Abstract

Introduction: The history of psychiatry encompasses the evolving concepts about the relationship between body and mind and also of the definition of normality, which depend on the knowledge and customs of different times and places. For a better understanding of this journey, this study privileged the presentation of the influential figures on the construction of psychiatric nosology and classifications mainly unfolded on a descriptive or causal basis, from psychics or somatics driving, since the western renaissance. Because of the length of this historical path, this study is divided into two parts. This paper, the first in a two-part series, is a preamble to the development of the new nosography and psychopharmacology of the 21st century, merit of the second paper in this series.

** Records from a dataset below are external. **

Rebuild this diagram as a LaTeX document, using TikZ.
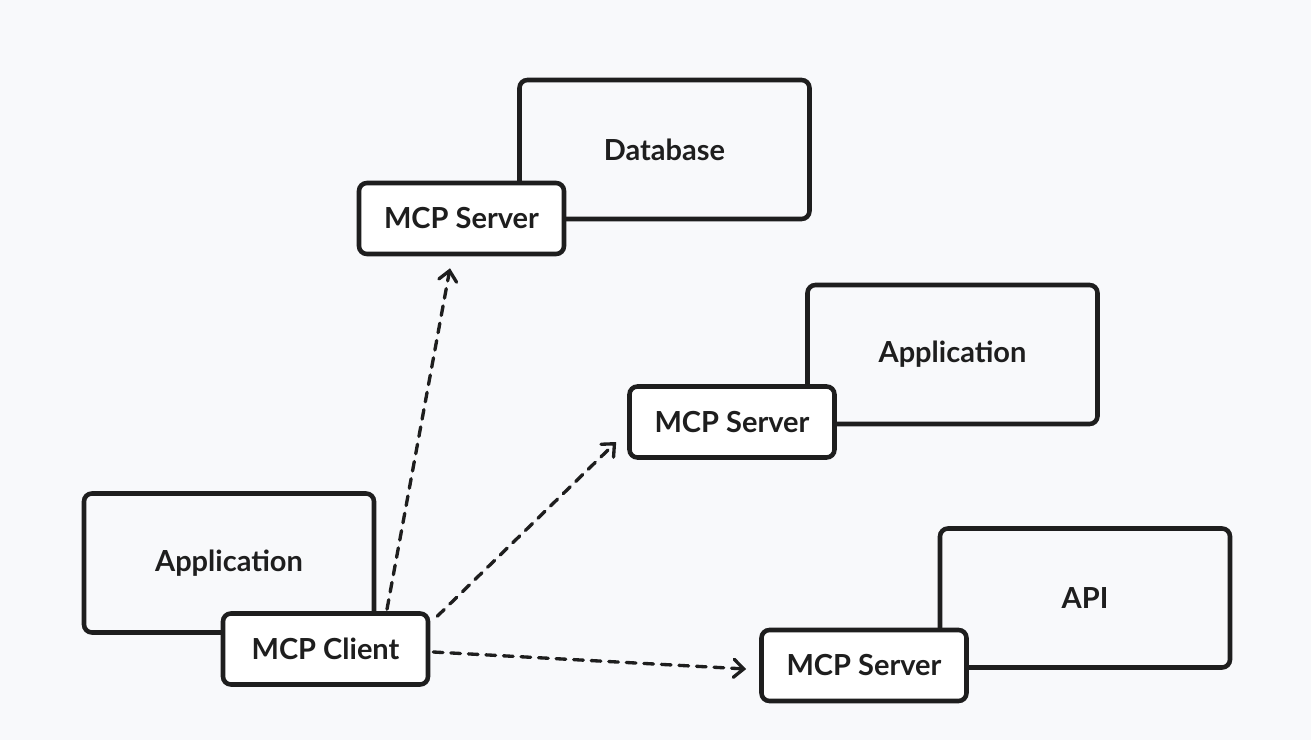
\documentclass[tikz,border=0pt]{standalone}
\usepackage{fontspec}
\setmainfont{Lato}
\usetikzlibrary{arrows.meta}
\definecolor{paper}{RGB}{248,249,251}
\definecolor{ink}{RGB}{30,30,30}
\begin{document}
\begin{tikzpicture}[
  bigbox/.style={draw=ink, line width=2.6pt, rounded corners=0.16cm, fill=paper,
    minimum width=5.8cm, minimum height=2.78cm, font=\fontsize{16.5}{19}\selectfont\bfseries, text=ink},
  smallbox/.style={draw=ink, line width=2.6pt, rounded corners=0.16cm, fill=white,
    minimum width=4.1cm, minimum height=1.42cm, font=\fontsize{16.5}{19}\selectfont\bfseries, text=ink},
  link/.style={draw=ink, line width=1.9pt, dash pattern=on 5.5pt off 4.5pt, line cap=round,
    -{Straight Barb[length=0.2cm, width=0.36cm, line cap=round]}}
]
\fill[paper] (0,0) rectangle (26.22,14.8);
% storage side
\node[bigbox] (db) at (13.29,11.81) {Database};
\node[smallbox] (srvdb) at (9.23,10.43) {MCP Server};
% second application
\node[bigbox] (app) at (19.05,7.71) {Application};
\node[smallbox] (srvapp) at (14.64,6.36) {MCP Server};
% api
\node[bigbox] (api) at (21.70,2.84) {API};
\node[smallbox] (srvapi) at (17.28,1.49) {MCP Server};
% host application with the client
\node[bigbox] (host) at (4.58,3.54) {Application};
\node[smallbox] (client) at (6.51,1.82) {MCP Client};
% connections
\draw[link] ([xshift=1.23cm,yshift=0.04cm]client.north) -- ([xshift=-0.23cm,yshift=-0.24cm]srvdb.south);
\draw[link] ([xshift=0.14cm,yshift=-0.1cm]client.north east) -- ([xshift=-0.22cm,yshift=-0.4cm]srvapp.west);
\draw[link] ([xshift=0.06cm,yshift=-0.06cm]client.east) -- ([xshift=-0.26cm,yshift=-0.07cm]srvapi.west);
\end{tikzpicture}
\end{document}
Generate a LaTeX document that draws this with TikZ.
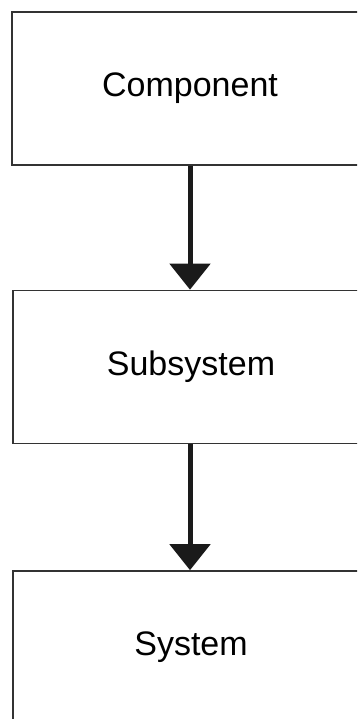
\documentclass[tikz,border=0pt]{standalone}
\usepackage{fontspec}
\setmainfont{Liberation Sans}
\usetikzlibrary{arrows.meta}
\definecolor{boxline}{HTML}{333333}
\definecolor{arrowc}{HTML}{1A1A1A}
\begin{document}
\begin{tikzpicture}[x=1pt,y=1pt,
  stagebox/.style={draw=boxline, line width=1.6pt, rectangle, minimum width=356pt, minimum height=153pt, inner sep=0pt, fill=white,
    font=\fontsize{34}{40}\selectfont},
  flowarrow/.style={draw=arrowc, line width=5pt, -{Triangle[width=40pt,length=26pt]}, fill=arrowc}]
\useasboundingbox (0,0) rectangle (357,-719);
\clip (0,0) rectangle (357,-719);
\node[stagebox] (comp) at (190,-88.5) {Component};
\node[stagebox] (sub) at (191,-367) {Subsystem};
\node[stagebox] (sys) at (191,-647.5) {System};
\draw[flowarrow] (190,-88.5 |- comp.south) -- (190,-367 |- sub.north);
\draw[flowarrow] (190,-367 |- sub.south) -- (190,-647.5 |- sys.north);
\end{tikzpicture}
\end{document}
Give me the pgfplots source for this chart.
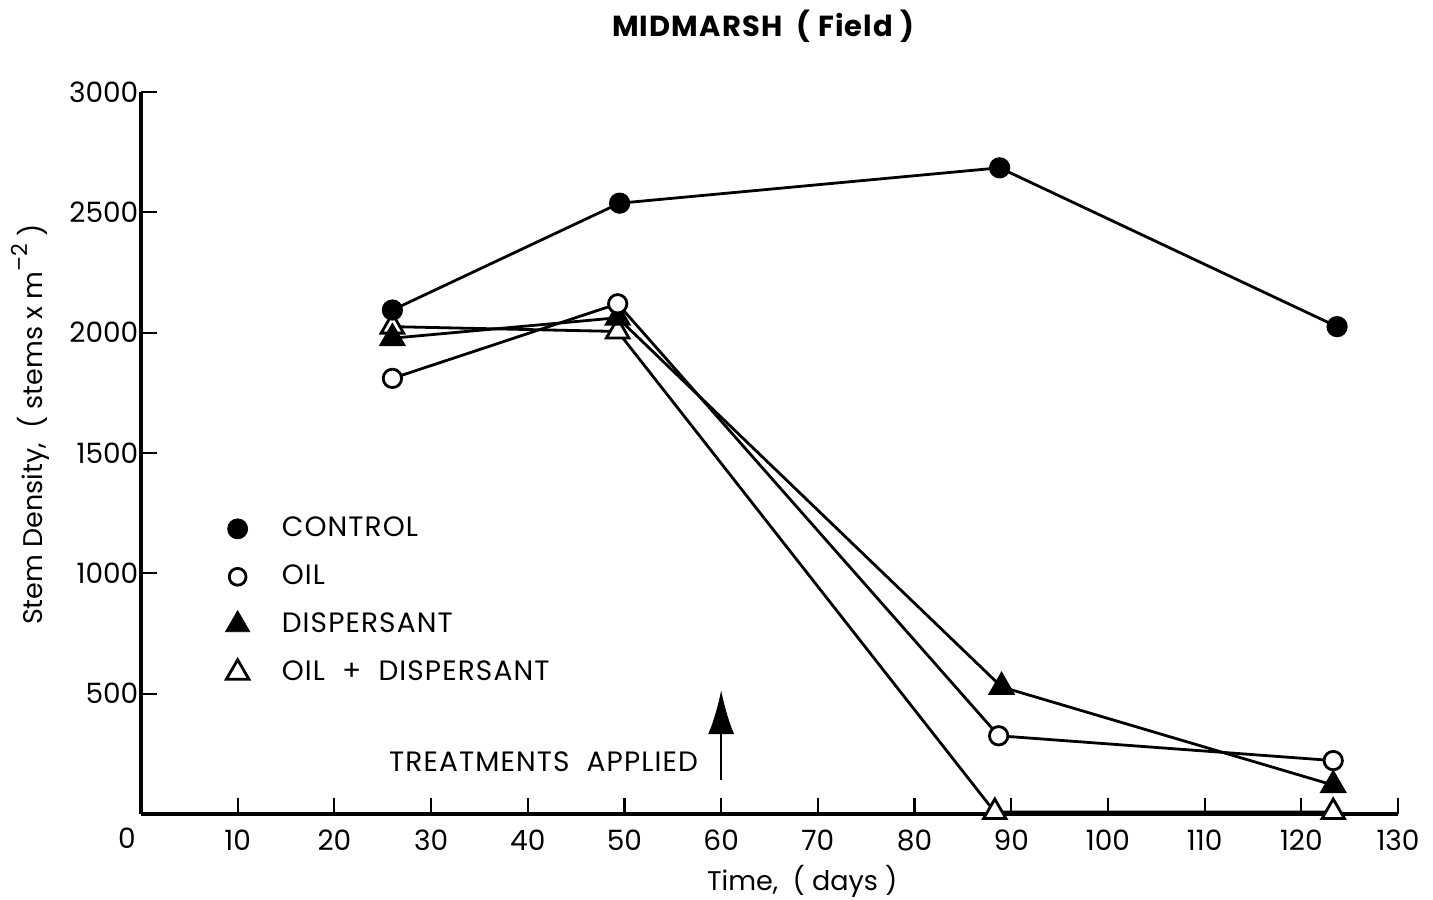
\documentclass[border=0pt]{standalone}
\usepackage{fontspec}
\setmainfont{Poppins}
\usepackage{pgfplots}
\pgfplotsset{compat=1.18}
\usetikzlibrary{arrows.meta}
\begin{document}
\fontsize{14}{16}\selectfont
\begin{tikzpicture}
\path[use as bounding box] (-70.5pt,-42.5pt) rectangle (646pt,407pt);
\begin{axis}[
  at={(0pt,0pt)}, anchor=south west,
  scale only axis, width=628.5pt, height=361pt,
  xmin=0, xmax=130, ymin=0, ymax=3000,
  axis x line=bottom, axis y line=left,
  axis line style={-, line width=1.6pt},
  xtick={10,20,...,130}, ytick={500,1000,...,3000},
  tick align=inside, major tick length=8pt,
  tick style={line width=1.1pt, black},
  /pgf/number format/assume math mode=true,
  /pgf/number format/1000 sep={},
  ticklabel style={font=\fontsize{14}{16}\selectfont},
  xticklabel style={yshift=-3pt},
  yticklabel style={xshift=3.5pt},
  clip=false,
  title={\bfseries MIDMARSH \ ( Field )},
  title style={at={(0.495,1.075)}, anchor=center, font=\fontsize{14.5}{16}\selectfont\addfontfeatures{LetterSpace=4}},
  xlabel={Time, \ ( days )},
  xlabel style={at={(0.526,-0.094)}, anchor=center, font=\fontsize{13.5}{16}\selectfont},
  ylabel={Stem Density, \ ( stems x m\raisebox{0.55em}{\fontsize{11}{12}\selectfont –2} )},
  ylabel style={at={(-0.088,0.539)}, anchor=center, font=\fontsize{13.5}{16}\selectfont},
  legend style={at={(axis cs:8.7,1253)}, anchor=north west, draw=none, fill=none,
    font=\fontsize{14}{16}\selectfont\addfontfeatures{LetterSpace=4}, row sep=8pt, inner sep=0pt,
    /tikz/every odd column/.append style={column sep=14pt}},
  legend cell align=left,
  legend image code/.code={\draw[#1,only marks] plot coordinates {(0pt,0pt)};},
]
\addlegendimage{black, mark=*, mark size=5pt}
\addlegendentry{CONTROL}
\addlegendimage{black, line width=1.4pt, mark=o, mark size=4.2pt}
\addlegendentry{OIL}
\addlegendimage{black, mark=triangle*, mark size=7pt}
\addlegendentry{DISPERSANT}
\addlegendimage{black, line width=1.4pt, mark=triangle*, mark size=6.5pt, mark options={fill=white}}
\addlegendentry{OIL \ + \ DISPERSANT}

\addplot[forget plot, black, line width=1.4pt, mark=triangle*, mark size=6.5pt, mark options={fill=white}]
  coordinates {(26,2025) (49.3,2005) (88.3,8) (123.3,8)};
\addplot[forget plot, black, line width=1.4pt, mark=triangle*, mark size=6.5pt]
  coordinates {(26,1977) (49.3,2062) (89,528) (123.3,120)};
\addplot[forget plot, black, line width=1.4pt, mark=*, mark size=4.6pt, mark options={fill=white}]
  coordinates {(26,1810) (49.3,2120) (88.7,325) (123.3,222)};
\addplot[forget plot, black, line width=1.4pt, mark=*, mark size=4.6pt]
  coordinates {(26,2094) (49.5,2538) (88.8,2685) (123.7,2025)};

\node[font=\fontsize{14}{16}\selectfont] at (axis cs:0,0) [xshift=-7pt, yshift=-12pt] {0};
\draw[line width=1.3pt, -{Latex[length=22pt,width=13pt]}] (axis cs:60,141) -- (axis cs:60,515);
\node[anchor=east, font=\fontsize{14}{16}\selectfont\addfontfeatures{LetterSpace=4}] at (axis cs:58.6,216) {TREATMENTS \ APPLIED};
\end{axis}
\end{tikzpicture}
\end{document}
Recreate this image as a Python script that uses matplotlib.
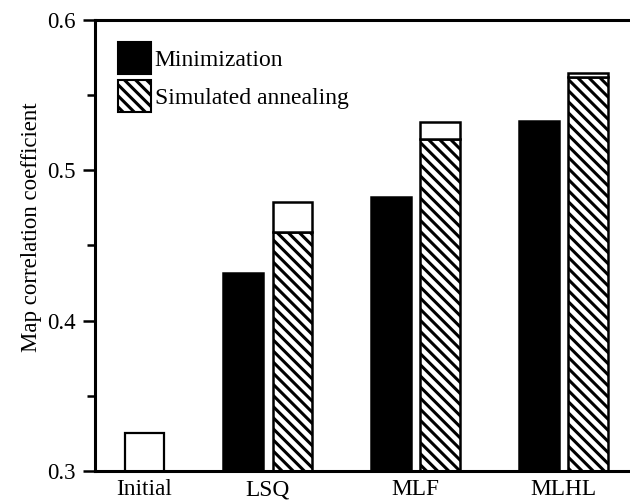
import matplotlib
matplotlib.use("Agg")
import matplotlib.pyplot as plt
from matplotlib.patches import Patch
from matplotlib.ticker import MultipleLocator

categories = ["Initial", "LSQ", "MLF", "MLHL"]
initial_value = 0.325
minimization = [0.432, 0.482, 0.533]
annealing_hatched = [0.459, 0.521, 0.562]
annealing_total = [0.479, 0.532, 0.565]
y_ticks = [0.3, 0.4, 0.5, 0.6]
y_tick_labels = ["0.3", "0.4", "0.5", "0.6"]

plt.rcParams['font.family'] = ['Liberation Serif', 'DejaVu Serif']
plt.rcParams['hatch.linewidth'] = 2.2
plt.rcParams['hatch.color'] = 'black'

HATCH = '\\\\\\'

fig = plt.figure(figsize=(6.3, 5.0), dpi=100)
ax = fig.add_axes([0.1508, 0.058, 0.8492, 0.902])

w = 0.8
ew = 1.8
# Initial bar at slot 0; method groups use slots (3i-1, 3i)
ax.bar(0, initial_value, width=w, color='white', edgecolor='black', linewidth=1.6, zorder=2)
xs_min = [3 * (i + 1) - 1 for i in range(len(minimization))]
xs_sa = [3 * (i + 1) for i in range(len(minimization))]
ax.bar(xs_min, minimization, width=w, color='black', edgecolor='black', linewidth=ew, zorder=2)
ax.bar(xs_sa, annealing_hatched, width=w, color='white', edgecolor='black', hatch=HATCH,
       linewidth=ew, zorder=2)
ax.bar(xs_sa, [t - h for t, h in zip(annealing_total, annealing_hatched)],
       bottom=annealing_hatched, width=w, color='white', edgecolor='black',
       linewidth=ew, zorder=2)

ax.set_xlim(-1, 9.85)
ax.set_ylim(0.3, 0.6)
ax.set_yticks(y_ticks)
ax.set_yticklabels(y_tick_labels)
ax.yaxis.set_minor_locator(MultipleLocator(0.05))
ax.tick_params(axis='y', which='major', length=8.6, width=1.8, direction='out',
               labelsize=16.5, pad=5)
ax.tick_params(axis='y', which='minor', length=5.8, width=1.8, direction='out')
ax.set_xticks([0] + [x + 0.5 for x in xs_min])
ax.set_xticklabels(categories)
ax.tick_params(axis='x', length=0, labelsize=16.8, pad=6)

ax.set_ylabel("Map correlation coefficient", fontsize=16.5)
ax.yaxis.set_label_coords(-0.099, 0.541)

for s in ['left', 'bottom', 'top']:
    ax.spines[s].set_linewidth(2.2)
    ax.spines[s].set_zorder(3)
ax.spines['right'].set_visible(False)

handles = [Patch(facecolor='black', edgecolor='black', linewidth=1.5),
           Patch(facecolor='white', edgecolor='black', hatch=HATCH, linewidth=1.5)]
ax.legend(handles, ["Minimization", "Simulated annealing"], loc='upper left',
          bbox_to_anchor=(0.043, 0.951), frameon=False, borderpad=0, borderaxespad=0,
          handlelength=1.4, handleheight=1.72, handletextpad=0.15, labelspacing=0.25,
          fontsize=17)

fig.savefig("out.png", dpi=100)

Method: Narrative review based on secondary sources. Results: Part One includes a review of prior studies concluding that the psychiatric nosography construction has many stations and it passes through the 18th century more structured morbid classifications based on taxonomies of the natural sciences. Psychiatric classifications navigate the course between different psychiatric theories, often marked by inherent prejudices, alongside advances achieved in neuroscience and its intricate connections with the physiology of emotions, cognition and behaviors, shedding light on their deviations or disorders. This evolution goes in parallel with that of the macro and microanatomy, physiology, chemistry, pharmacology, genetics, internal medicine, mainly neurology, apace with evaluation techniques that also reach the Blood-oxygen-level-dependent imaging (BOLD) fMRI (functional magnetic resonance imaging) that indirectly study the action of neurotransmitters and neuronal signalling. The biologic approach stands in contrast to the psychodynamic theory, particularly dominant until roughly the mid-20th century. Conclusion: The study of psychiatric nosohistoriography helps to understand the conceptual evolution of mental illnesses and the most recent importance of psychopharmacology for this.